Feature Generation / Engineering

In [None]:
# 1. Choose our feature cols based on feature table above
numerical_cols = ['Age', 'SibSp', 'Parch', 'Fare']
categorical_cols = ['Pclass', 'Sex', 'Cabin', 'Embarked']
target_col = 'Survived'
# Let's make some features
from itertools import combinations

interactions = pd.DataFrame(index=train_data.index)
for comb in combinations(categorical_cols, 2):
    new_feat = comb[0] + "_" + comb[1]
    interactions[new_feat] = train_data[comb[0]].astype(str) + "_" + train_data[comb[1]].astype(str)
    categorical_cols.append(new_feat)
train_data = train_data.join(interactions)
display(train_data)
# 2. Split sets
train, valid, _ = get_splits(train_data)
X_train = train.drop([target_col], axis=1)
y_train = train[target_col]
X_valid = valid.drop([target_col], axis=1)
y_valid = valid[target_col]
display(X_train)


### Pipeline

In [None]:
# machine learning
from sklearn import feature_selection
from sklearn import preprocessing
# Pipeline code originally copied from 3_intermediate_training_summary
from helpers.helper import PipelineFS
from sklearn.impute import SimpleImputer
from sklearn.compose import ColumnTransformer
from sklearn.metrics import mean_absolute_error
from sklearn.preprocessing import StandardScaler
# conda install -c conda-forge category_encoders
from category_encoders import CatBoostEncoder
# conda install -c conda-forge lightgbm
import lightgbm as lgb
from sklearn.model_selection import cross_val_score


In [None]:
def get_lgb_pipeline_score(X, y, params={'n_estimators':10,'num_leaves':64,'rate':0.1,'early_stopping_rounds':10}):
    """
    Run LightBGM pipeline on the provided parameters. 
    Scores based on cross_validation with 5 folds.

    params: Python object of params with the following keys
        n_estimators: number of estimators to use in pipeline, Default: 10
        num_leaves: num_leaves in lgb model, Default: 64
        rate: learning rate, Default: 0.1
        early_stopping_rounds: how many rounds to stop after if low variance, Default: 10
    """
    # Preprocessing for numerical data (fill in NA)
    numerical_transformer = PipelineFS(
        steps=[
            ('imputer', SimpleImputer(strategy='mean')),
            ('scaler', StandardScaler())
        ]
    )

    # Preprocessing for categorical data
    categorical_transformer = PipelineFS(
        steps=[
            ('imputer', SimpleImputer(strategy='most_frequent')),
            ('catboost', CatBoostEncoder())
        ]
    )

    # Bundle preprocessing for numerical and categorical data
    preprocessor = ColumnTransformer(
        transformers=[
            ('num', numerical_transformer, numerical_cols),
            ('cat', categorical_transformer, categorical_cols)
        ]
    )

    model = lgb.LGBMClassifier(n_estimators=params['n_estimators'], num_leaves=params['num_leaves'], learning_rate=params['rate'])

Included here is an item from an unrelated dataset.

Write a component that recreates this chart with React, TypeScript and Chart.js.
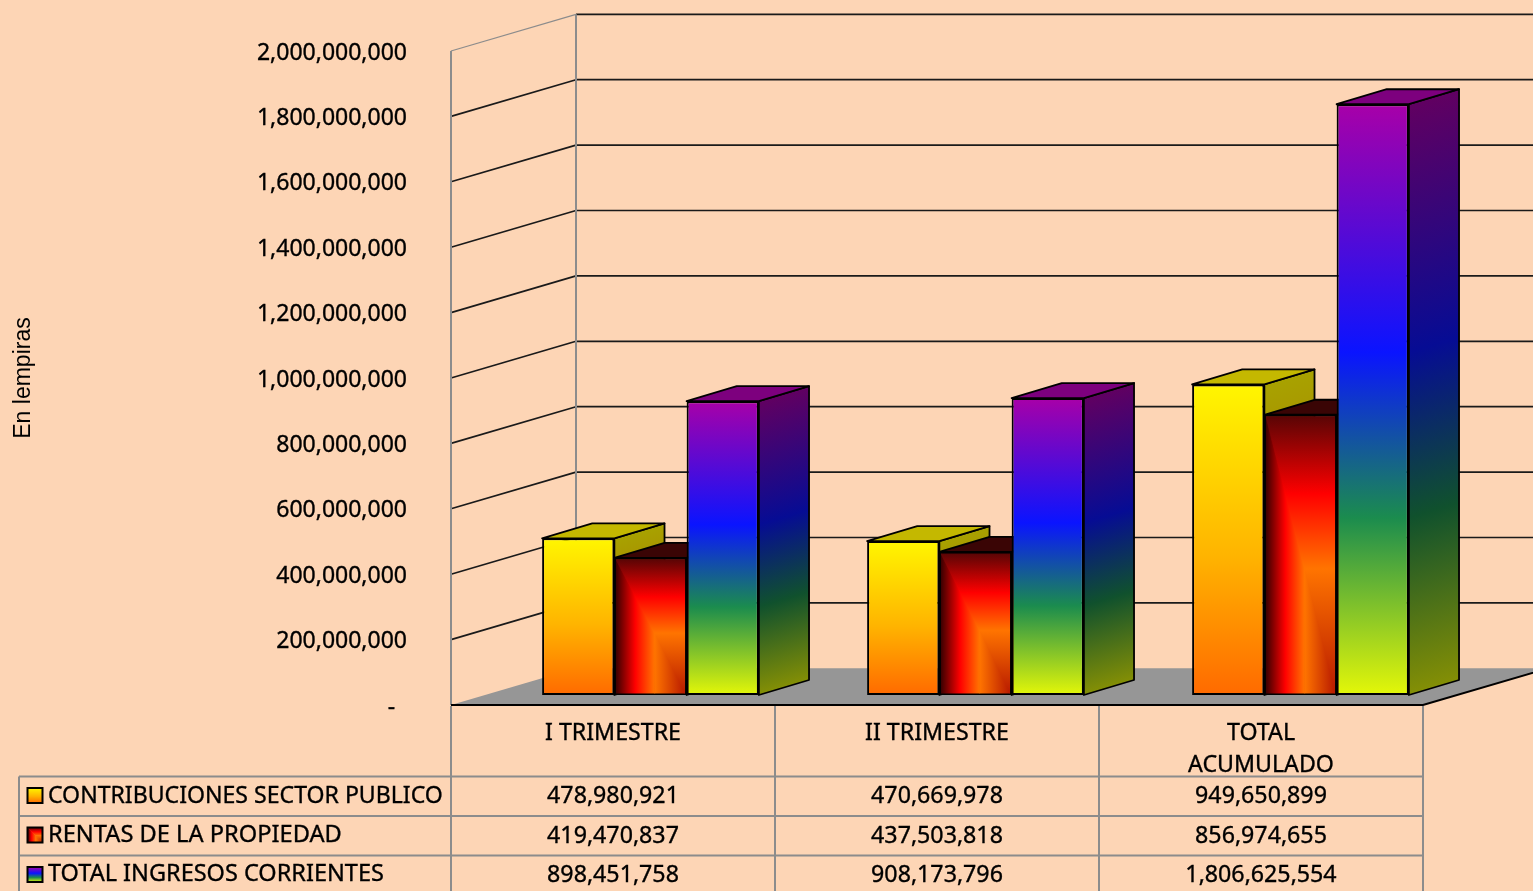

    # Bundle preprocessing and modeling code in a pipeline
    my_pipeline = PipelineFS(
        steps=[
            ('preprocessor', preprocessor),
            ('model', model)
        ],
        verbose=False
    )
    # Preprocessing of training data, fit model 
    # my_pipeline.fit(X_train, y_train)
    # cprint('Fit!', 'green')
    # Preprocessing of validation data, get predictions
    scores = cross_val_score(my_pipeline, X, y, cv=5)
    return scores.mean()

In [None]:
# get_lgb_pipeline_score(X_train, y_train)

results = {}
params={'n_estimators':10,'num_leaves':64,'rate':0.1,'early_stopping_rounds':10}
for i in range(50, 1001, 50):
    params['n_estimators'] = i
    results[i] = get_lgb_pipeline_score(X_train, y_train, params=params)
print(results)

# Notes from example kernel
So far so good, but compared to others...not great. Below are some notes after looking at some example kernels.
- Combine the train and test data sets into a single dataframe to make feature transformation easier.
    - Get the ids (indexes) of both the test and train sets so that they can be extracted again later.